The present political situation being what it is should only provide more impetus to hurry and buy additional magazines—now!
I had the good fortune to spend considerable time sequestered away where all weapons and ammo were milspec. I honestly just couldn’t see what the hoopla was all about in regard to parts quality and breakage issues with AR-style weapons. I saw a lot of rounds go downrange and rarely were stoppages attributable to the weapon. They generally resulted from old, worn-out magazines or poor lubrication.
Then I borrowed a parts gun to compete in a three-gun match. It produced more double feeds in one morning than I had seen in several years. I later had a cheap, commercial CAR-style stock and extension tube on a personal rifle. No amount of tightening could keep it from unscrewing from the lower receiver with only gentle pressure. I finally got the memo and replaced it with a proper quality tube and a CTR stock and then went ahead and staked the gas keys on the corresponding commercial-quality bolt. It has been a solid performer ever since.

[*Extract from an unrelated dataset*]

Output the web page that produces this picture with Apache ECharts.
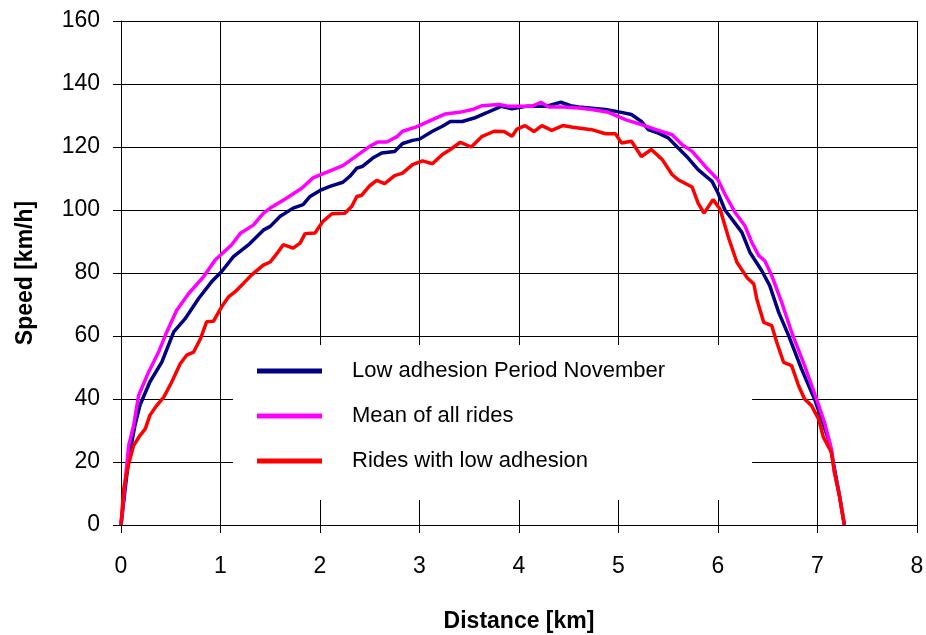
<!DOCTYPE html>
<html>
<head>
<meta charset="utf-8">
<script src="https://cdn.jsdelivr.net/npm/echarts@6/dist/echarts.min.js"></script>
<style>
  html, body { margin: 0; padding: 0; background: #fff; }
  #chart { width: 926px; height: 635px; }
</style>
</head>
<body>
<div id="chart"></div>
<script>
// values
const seriesNames = ['Low adhesion Period November', 'Mean of all rides', 'Rides with low adhesion'];

const novDist = [0, 0.077, 0.14, 0.19, 0.29, 0.41, 0.53, 0.645, 0.78, 0.91, 1.01, 1.13, 1.28, 1.43, 1.5, 1.6, 1.73, 1.83, 1.9, 2.0,
  2.1, 2.23, 2.3, 2.37, 2.43, 2.53, 2.62, 2.75, 2.83, 2.93, 3.0, 3.13, 3.23, 3.31, 3.43, 3.55, 3.67, 3.82, 3.93, 4.07,
  4.27, 4.42, 4.52, 4.6, 4.87, 5.03, 5.13, 5.23, 5.3, 5.4, 5.5, 5.6, 5.7, 5.8, 5.94, 6.0, 6.07, 6.14, 6.24, 6.32,
  6.44, 6.52, 6.61, 6.71, 6.84, 6.97, 7.04, 7.12, 7.17, 7.22, 7.27];
const novSpeed = [0, 21, 31.6, 38, 45.4, 51.7, 61.3, 65.5, 71.9, 77.2, 80.4, 85.2, 88.9, 93.6, 94.8, 98, 100.6, 101.7, 104.3, 106.2,
  107.5, 108.8, 110.7, 113.3, 113.9, 116.5, 118.1, 118.6, 121.1, 122.1, 122.5, 125, 126.6, 128.1, 128.1, 129.2, 130.8, 132.9, 132.1, 132.9,
  132.9, 134.2, 133.1, 132.7, 131.9, 131, 130.3, 128.1, 125.5, 124.4, 122.9, 119.7, 116.5, 112.8, 109.1, 105.4, 100, 97.1, 92.9, 86.6,
  80.7, 76, 67.5, 60.1, 49.5, 40, 33.7, 26.2, 18, 9.5, 0];

const meanDist = [0, 0.077, 0.127, 0.177, 0.278, 0.378, 0.46, 0.56, 0.68, 0.83, 0.946, 1.11, 1.2, 1.33, 1.43, 1.5, 1.667, 1.82, 1.93, 2.07,
  2.23, 2.35, 2.5, 2.58, 2.67, 2.77, 2.83, 2.97, 3.13, 3.26, 3.4, 3.53, 3.63, 3.8, 3.9, 4.0, 4.13, 4.22, 4.3, 4.44,
  4.6, 4.73, 4.9, 5.07, 5.23, 5.4, 5.54, 5.64, 5.74, 5.87, 6.0, 6.07, 6.17, 6.27, 6.34, 6.41, 6.47, 6.54, 6.64, 6.74,
  6.87, 6.99, 7.07, 7.14, 7.17, 7.22, 7.27];
const meanSpeed = [0, 25.2, 31.6, 41.1, 48.6, 54.9, 61.3, 68.2, 73.5, 78.8, 84.1, 88.9, 92.6, 95.2, 98.9, 100.6, 103.8, 107, 110.2, 112,
  114.1, 116.8, 120.2, 121.6, 121.6, 123.2, 125, 126.4, 128.7, 130.5, 131, 131.9, 133.1, 133.5, 132.9, 132.9, 132.9, 134.2, 132.7, 132.7,
  132.4, 131.9, 131, 128.7, 127.1, 125.3, 123.9, 120.7, 118.6, 113.9, 109.6, 105, 99.3, 95, 89.7, 85.5, 83.9, 79.2, 70.7, 61.2,
  50.6, 40, 32.6, 24.1, 17, 9.5, 0];

const lowDist = [0, 0.027, 0.077, 0.127, 0.19, 0.244, 0.29, 0.36, 0.43, 0.51, 0.595, 0.66, 0.73, 0.8, 0.86, 0.93, 1.01, 1.08, 1.145, 1.23,
  1.31, 1.43, 1.5, 1.57, 1.63, 1.73, 1.8, 1.85, 1.95, 2.03, 2.12, 2.25, 2.32, 2.37, 2.42, 2.5, 2.57, 2.65, 2.75, 2.83,
  2.93, 3.03, 3.13, 3.23, 3.31, 3.41, 3.52, 3.63, 3.75, 3.85, 3.93, 3.98, 4.06, 4.15, 4.23, 4.33, 4.44, 4.54, 4.73, 4.87,
  4.97, 5.03, 5.13, 5.23, 5.33, 5.44, 5.54, 5.6, 5.74, 5.8, 5.86, 5.95, 6.02, 6.11, 6.19, 6.29, 6.36, 6.39, 6.46, 6.54,
  6.59, 6.66, 6.74, 6.81, 6.87, 6.94, 7.01, 7.06, 7.14, 7.17, 7.22, 7.27];
const lowSpeed = [0, 11.5, 19.4, 25.2, 28.4, 30.5, 34.8, 38, 40.6, 45.4, 51.2, 53.9, 54.9, 59.2, 64.5, 64.7, 69.2, 72.4, 74, 76.7,
  79.3, 82.5, 83.5, 86.3, 89, 87.9, 89.5, 92.5, 92.7, 96.4, 98.8, 99, 101.2, 104.3, 104.7, 107.7, 109.4, 108.4, 110.9, 111.7,
  114.4, 115.6, 114.7, 117.6, 119.2, 121.5, 120, 123.4, 125, 124.9, 123.4, 125.7, 126.8, 124.9, 126.8, 125.3, 126.8, 126.3, 125.5, 124.2,
  124.2, 121.3, 121.8, 117, 119.2, 116, 111.2, 109.6, 107.3, 102.2, 99, 103.3, 100.3, 90.8, 83.4, 78.6, 76.5, 71.7, 64.3, 63.3,
  58, 51.6, 50.6, 44.2, 40, 37.9, 33.7, 27.8, 23.1, 16.7, 9.3, 0];

const colors = ['#000080', '#FF00FF', '#FF0000'];

const pairs = (xs, ys) => xs.map((x, i) => [x, ys[i]]);
const allData = [pairs(novDist, novSpeed), pairs(meanDist, meanSpeed), pairs(lowDist, lowSpeed)];

const font = '"Liberation Sans", Arial, sans-serif';
const myChart = echarts.init(document.getElementById('chart'));

const option = {
    animation: false,
    textStyle: { fontFamily: font },
    grid: { left: 121, right: 9, top: 21, bottom: 110, outerBoundsMode: 'none', containLabel: false },
    legend: {
        orient: 'vertical',
        left: 233,
        top: 345,
        backgroundColor: '#fff',
        padding: [15, 87, 28, 24],
        itemGap: 23,
        itemWidth: 65,
        itemHeight: 5,
        icon: 'rect',
        selectedMode: false,
        data: seriesNames,
        textStyle: { fontSize: 22, color: '#000', fontFamily: font, padding: [0, 0, 0, 25] }
    },
    xAxis: {
        type: 'value',
        min: 0, max: 8, interval: 1,
        name: 'Distance [km]',
        nameLocation: 'middle',
        nameGap: 85,
        nameTextStyle: { fontSize: 23, fontWeight: 'bold', color: '#000' },
        axisLine: { show: true, lineStyle: { color: '#000', width: 1 } },
        axisTick: { show: true, length: 8, lineStyle: { color: '#000' } },
        axisLabel: { fontSize: 23, color: '#000', margin: 30 },
        splitLine: { show: true, lineStyle: { color: '#000', width: 1 } }
    },
    yAxis: {
        type: 'value',
        min: 0, max: 160, interval: 20,
        name: 'Speed [km/h]',
        nameLocation: 'middle',
        nameGap: 84,
        nameTextStyle: { fontSize: 23, fontWeight: 'bold', color: '#000' },
        axisLine: { show: true, lineStyle: { color: '#000', width: 1 } },
        axisTick: { show: true, length: 8, lineStyle: { color: '#000' } },
        axisLabel: { fontSize: 23, color: '#000', margin: 21 },
        splitLine: { show: true, lineStyle: { color: '#000', width: 1 } }
    },
    series: seriesNames.map((name, i) => ({
        name: name,
        type: 'line',
        data: allData[i],
        showSymbol: false,
        symbol: 'none',
        color: colors[i],
        lineStyle: { color: colors[i], width: 3.5 },
        z: 2 + i
    }))
};
myChart.setOption(option);
window.addEventListener('resize', function () {
    myChart.resize();
});
</script>
</body>
</html>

Considerable time in mixed enrollment classes and competition has made me an absolute stickler for milspec parts of known provenance. It is amazing how few issues there are when shooters use milspec parts and avoid offshore aftermarket junk. But like all our holster boxes full of second-rate junk, each shooter has a hard time resisting “as good as, but much cheaper” appearing parts.
THE BOTTOM LINE
Some things are just worth the money, even if they seem at casual glance to be unnecessary. The journey can and often does prove the extra cost and frustration of that cut corner.
The economy and pricing situation have made some ripples in the training community and may cause more disruption before it is all over, but with wise spending on some of these critical items, the shooter will wind up better prepared and better invested in his kit.